The report said levels that exceeded the current standard of 1.5mcg/100cm2 should not signal a health risk and exposure 10 times higher (15mcg/100cm2) would also be unlikely to have any adverse effects.

Because the risk was so low, testing was not warranted in most cases.

Twyford said at the time that the new regime would make 200 previously unsafe Housing New Zealand houses available and save HNZ around $30 million a year in testing and remediation.

No heads to roll

Today he said he held the former government responsible for the "fiasco" and called for former social housing minister Paula Bennett to apologise for the policy and her regular "gloating" about the eviction of tenants.

He said no one at HNZ would lose their jobs and neither would Young-Cooper.

"This was an organisational failure. It recognises that its zero tolerance approach was wrong," Twyford told reporters.

If he felt the agency was shirking its responsibility, he would have fired people.

Twyford said it was clear that HNZ had been told by the previous government that it should operate with a zero tolerance approach.

"It's not about punishing individuals."

Gosche, who was appearing because Young-Cooper was overseas, said the board offered a heartfelt apology.

In her foreword to the report, Young-Cooper said the board accepted that significant harm was done to tenants.

"We have been particularly dismayed at the scale of the human impact of the zero tolerance policy which this review has revealed."

She said the board accepted criticism that it had been using the wrong standard for meth contamination but HNZ had made "strenuous efforts" to find a suitable level.

Reassurance sought on meth standard
Minister of Commerce and Consumer Affairs Kris Faafoi said he had asked the new Chief Science Adviser, Professor Juliet Gerrard, to work with the Ministry of Business, Innovation and Employment to ensure Standards New Zealand's standard-setting process was robust.

While MBIE's independent review of the process for creating the methamphetamine standard complied with the law, he had broader concerns.

"We need to have confidence in our system and to ensure issues such as those encountered by Housing New Zealand tenants do not recur," Faafoi said in a statement.

National defends policy
National's housing spokeswoman Judith Collins said Twyford needed to explain why taxpayers were compensating people for breaking the law.

"The fact is the previous National government acted on the best available expert advice. We repeatedly questioned that advice but it remained - it was unsafe to put people in a house which had been used for smoking methamphetamine," she said in a statement.

"Mr Twyford has decided to compensate people for being moved out of their state house for breaking the law or their tenancy agreement. He's paying out millions of dollars including to people who were smoking or cooking P in state houses while deserving, law-abiding families waited on the waiting list."

But she conceded there may have been cases where people were unfairly removed.
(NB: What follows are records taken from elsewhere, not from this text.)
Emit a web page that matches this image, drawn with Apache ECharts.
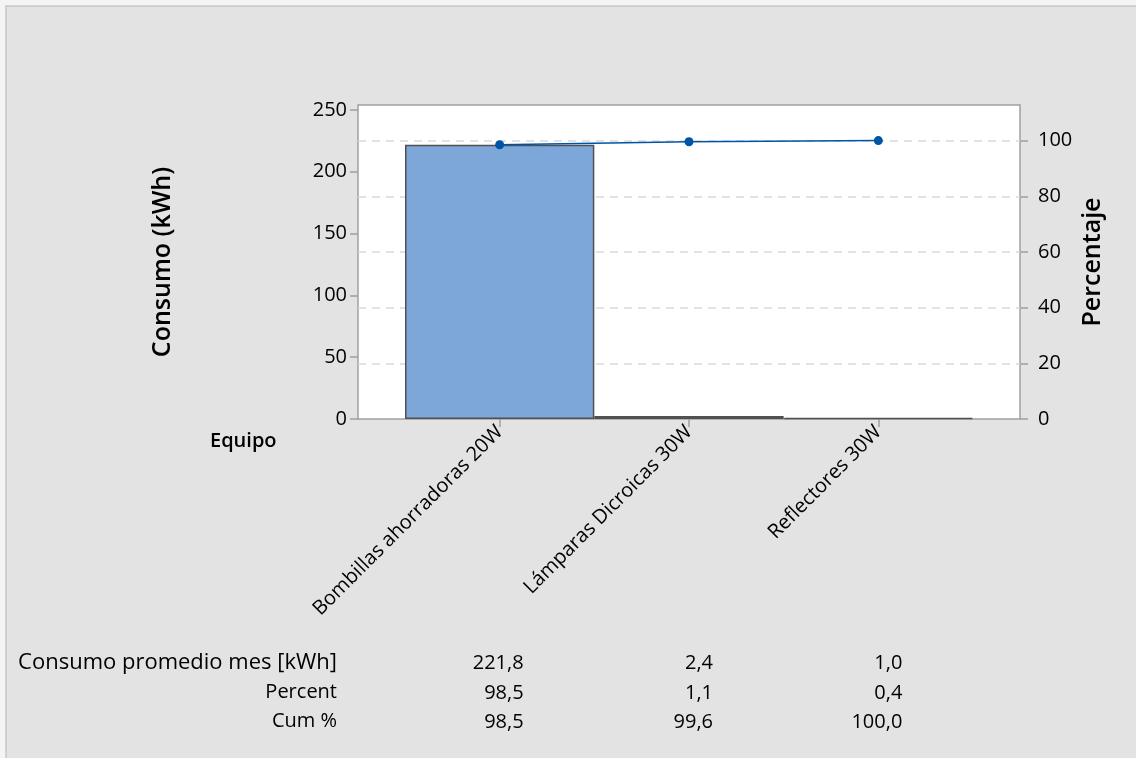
<!DOCTYPE html>
<html>
<head>
<meta charset="utf-8">
<script src="https://cdn.jsdelivr.net/npm/echarts@6/dist/echarts.min.js"></script>
<style>
html,body{margin:0;padding:0;background:#f4f4f4;}
#chart{width:1136px;height:758px;}
</style>
</head>
<body>
<div id="chart"></div>
<script>
// ---- data ----
const categories = ['Bombillas ahorradoras 20W', 'Lámparas Dicroicas 30W', 'Reflectores 30W'];
const consumo = [221.8, 2.4, 1.0];
const percent = [98.5, 1.1, 0.4];
const cumPct = [98.5, 99.6, 100.0];
const leftTicks = [0, 50, 100, 150, 200, 250];
const rightTicks = [0, 20, 40, 60, 80, 100];
const rowLabels = ['Consumo promedio mes [kWh]', 'Percent', 'Cum %'];
const leftTitle = 'Consumo (kWh)';
const rightTitle = 'Percentaje';
const xTitle = 'Equipo';

// ---- chart ----
const FONT = '"Open Sans", "Noto Sans", sans-serif';
const fmt = v => v.toFixed(1).replace('.', ',');
const total = consumo.reduce((a, b) => a + b, 0);
const leftMax = 254;
const rightMax = leftMax / total * 100;
const axisGray = '#a0a0a0';

const tableRows = [consumo, percent, cumPct];
const tableOffsets = [244, 274, 303];
const rowLabelY = [663, 692, 721];
const rowLabelSize = [22, 20, 20];

const xAxes = [
  {
    type: 'category', gridIndex: 0, data: categories, boundaryGap: true,
    axisLine: { show: false },
    axisTick: { show: true, alignWithLabel: true, length: 8, lineStyle: { color: axisGray, width: 1.5 } },
    axisLabel: { rotate: 45, fontSize: 20, fontFamily: FONT, color: '#000', margin: 10 }
  },
  { type: 'value', gridIndex: 1, min: 0, max: 1, show: false }
];
tableRows.forEach((row, i) => {
  xAxes.push({
    type: 'category', gridIndex: 2, position: 'bottom', offset: tableOffsets[i],
    data: row.map(fmt), boundaryGap: true,
    axisLine: { show: false }, axisTick: { show: false }, splitLine: { show: false },
    axisLabel: { align: 'right', verticalAlign: 'middle', margin: 0, fontSize: 20, fontFamily: FONT, color: '#000', interval: 0 }
  });
});

const graphics = [
  { type: 'rect', z: -10, shape: { x: 6, y: 6, width: 1200, height: 800 }, style: { fill: '#e3e3e3', stroke: '#c8c8c8', lineWidth: 1.5 } },
  { type: 'text', x: 210, y: 441, style: { text: xTitle, font: '600 20px ' + FONT, fill: '#000', textVerticalAlign: 'middle', textAlign: 'left' } }
];
rowLabels.forEach((t, i) => {
  graphics.push({ type: 'text', x: 337, y: rowLabelY[i], style: { text: t, font: rowLabelSize[i] + 'px ' + FONT, fill: '#000', textAlign: 'right', textVerticalAlign: 'middle' } });
});

const option = {
  animation: false,
  backgroundColor: 'transparent',
  textStyle: { fontFamily: FONT },
  grid: [
    { left: 405, right: 163, top: 105, bottom: 339, show: false },
    { left: 358, right: 116, top: 105, bottom: 339, show: true, backgroundColor: '#ffffff', borderColor: axisGray, borderWidth: 1.5 },
    { left: 429, right: 139, top: 105, bottom: 339, show: false }
  ],
  xAxis: xAxes,
  yAxis: [
    {
      type: 'value', gridIndex: 0, position: 'left', offset: 47, min: 0, max: leftMax,
      axisLine: { show: false },
      axisTick: { show: true, length: 8, customValues: leftTicks, lineStyle: { color: axisGray, width: 1.5 } },
      axisLabel: { customValues: leftTicks, fontSize: 20, fontFamily: FONT, color: '#000', margin: 11 },
      splitLine: { show: false },
      name: leftTitle, nameLocation: 'middle', nameGap: 183, nameRotate: 90,
      nameTextStyle: { fontSize: 25, fontWeight: 600, fontFamily: FONT, color: '#000' }
    },
    {
      type: 'value', gridIndex: 0, position: 'right', offset: 47, min: 0, max: rightMax,
      axisLine: { show: false },
      axisTick: { show: true, length: 8, customValues: rightTicks, lineStyle: { color: axisGray, width: 1.5 } },
      axisLabel: { customValues: rightTicks, fontSize: 20, fontFamily: FONT, color: '#000', margin: 18 },
      splitLine: { show: false },
      name: rightTitle, nameLocation: 'middle', nameGap: 60, nameRotate: 90,
      nameTextStyle: { fontSize: 25, fontWeight: 600, fontFamily: FONT, color: '#000' }
    },
    {
      type: 'value', gridIndex: 1, min: 0, max: rightMax, interval: 20,
      axisLine: { show: false }, axisTick: { show: false }, axisLabel: { show: false },
      splitLine: { show: true, showMinLine: false, showMaxLine: false, lineStyle: { color: '#d9d9d9', width: 1.5, type: [8, 6] } }
    },
    { type: 'value', gridIndex: 2, show: false }
  ],
  series: [
    {
      type: 'bar', xAxisIndex: 0, yAxisIndex: 0, data: consumo,
      barCategoryGap: '0%',
      itemStyle: { color: '#7da7d9', borderColor: '#505050', borderWidth: 1.5 },
      z: 2
    },
    {
      type: 'line', xAxisIndex: 0, yAxisIndex: 1, data: cumPct,
      symbol: 'circle', symbolSize: 9,
      itemStyle: { color: '#0054a6' },
      lineStyle: { color: '#0054a6', width: 1.5 },
      z: 3
    }
  ],
  graphic: graphics
};

const chart = echarts.init(document.getElementById('chart'), null, { renderer: 'canvas' });
chart.setOption(option);
</script>
</body>
</html>
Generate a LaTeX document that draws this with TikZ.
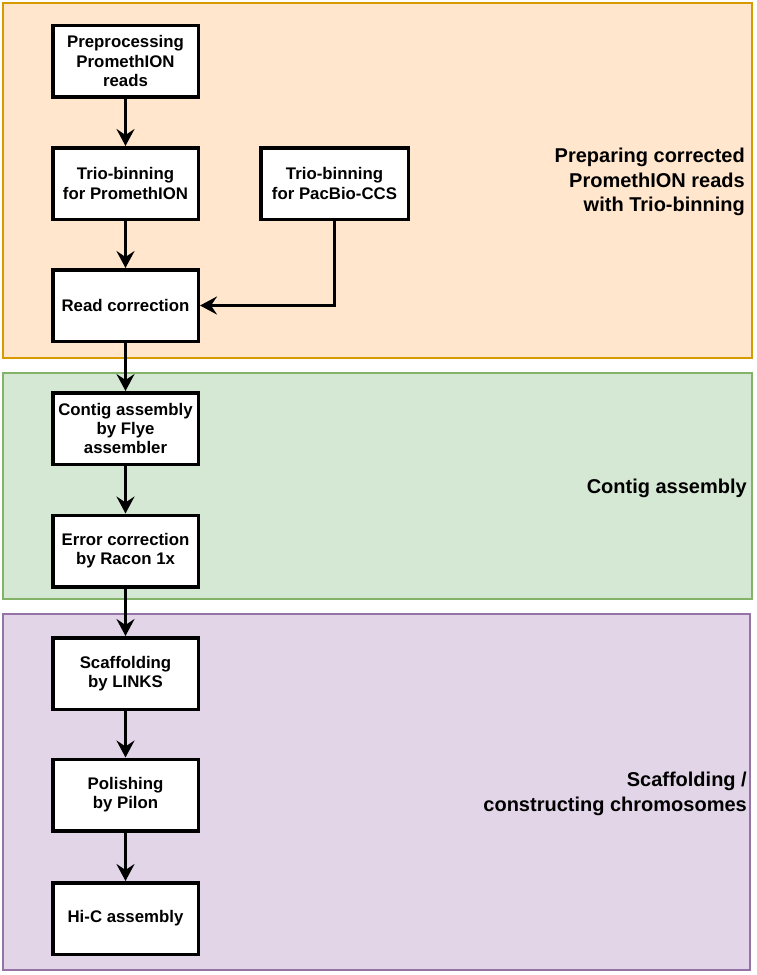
\documentclass[tikz,border=0pt]{standalone}
\usepackage{fontspec}
\setmainfont{Liberation Sans}
\usetikzlibrary{arrows.meta}
\definecolor{orfill}{HTML}{FFE6CC}
\definecolor{ordraw}{HTML}{D79B00}
\definecolor{grfill}{HTML}{D5E8D4}
\definecolor{grdraw}{HTML}{82B366}
\definecolor{pufill}{HTML}{E1D5E7}
\definecolor{pudraw}{HTML}{9673A6}
\begin{document}
\begin{tikzpicture}[x=1pt,y=-1pt,
  panel/.style={line width=2.2pt},
  stepbox/.style={draw=black, line width=3.5pt, fill=white, minimum width=145.5pt, minimum height=71.5pt, align=center, inner sep=0pt, font=\bfseries\fontsize{16.8}{19.2}\selectfont},
  paneltext/.style={anchor=east, align=right, inner sep=0pt, font=\bfseries\fontsize{20}{24.5}\selectfont},
  arr/.style={line width=3pt, -{Stealth[length=17pt,width=18pt,inset=6pt]}}]
\useasboundingbox (0,0) rectangle (756,975);
\fill[white] (0,0) rectangle (756,975);
% panels
\draw[panel, draw=ordraw, fill=orfill] (3,3) rectangle (752,358);
\draw[panel, draw=grdraw, fill=grfill] (3,373) rectangle (752,599);
\draw[panel, draw=pudraw, fill=pufill] (3,614) rectangle (750,970);
% panel labels
\node[paneltext] (lab1) at (745,182) {Preparing corrected\\PromethION reads\\with Trio-binning};
\node[paneltext] (lab2) at (747,488) {Contig assembly};
\node[paneltext] (lab3) at (747,794) {Scaffolding /\\constructing chromosomes};
% boxes
\node[stepbox] (pre) at (125.5,61) {Preprocessing\\PromethION\\reads};
\node[stepbox] (trio) at (125.5,183.5) {Trio-binning\\for PromethION};
\node[stepbox, minimum width=147.5pt] (pac) at (334.5,183.5) {Trio-binning\\for PacBio-CCS};
\node[stepbox] (read) at (125.5,305.5) {Read correction};
\node[stepbox] (contig) at (125.5,428.5) {Contig assembly\\by Flye\\assembler};
\node[stepbox] (err) at (125.5,551) {Error correction\\by Racon 1x};
\node[stepbox] (scaf) at (125.5,673.5) {Scaffolding\\by LINKS};
\node[stepbox] (pol) at (125.5,795) {Polishing\\by Pilon};
\node[stepbox] (hic) at (125.5,918.5) {Hi-C assembly};
% arrows
\draw[arr] (pre) -- (trio);
\draw[arr] (trio) -- (read);
\draw[arr] (pac.south) |- (read.east);
\draw[arr] (read) -- (contig);
\draw[arr] (contig) -- (err);
\draw[arr] (err) -- (scaf);
\draw[arr] (scaf) -- (pol);
\draw[arr] (pol) -- (hic);
\end{tikzpicture}
\end{document}
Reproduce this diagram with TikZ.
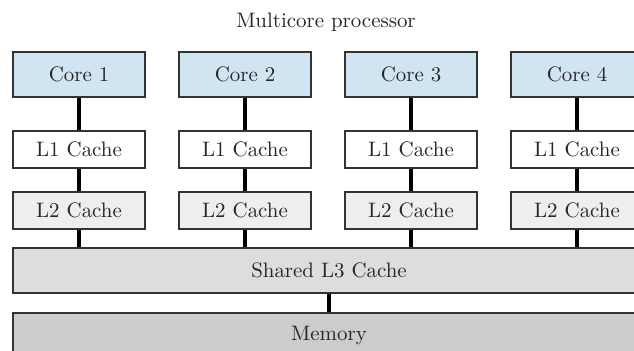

"If that's the case they should be compensated and Housing New Zealand management should answer for it."

Green Party co-leader Marama Davidson said the "baseless hysteria and mismanagement by National whilst in government resulted in hurt and pain for vulnerable Kiwis, including the elderly, who just needed a home".

The Government had now removed the requirement for HNZ to make a profit, and was also putting new social objectives into the Housing Act to ensure that tenants' wellbeing was put first.

"These changes, alongside a financial assistance programme by Housing New Zealand to support affected tenants and their families, will hopefully turn the ship around for so many tenants who have been hurt by the way National ran Housing New Zealand," she said in a statement.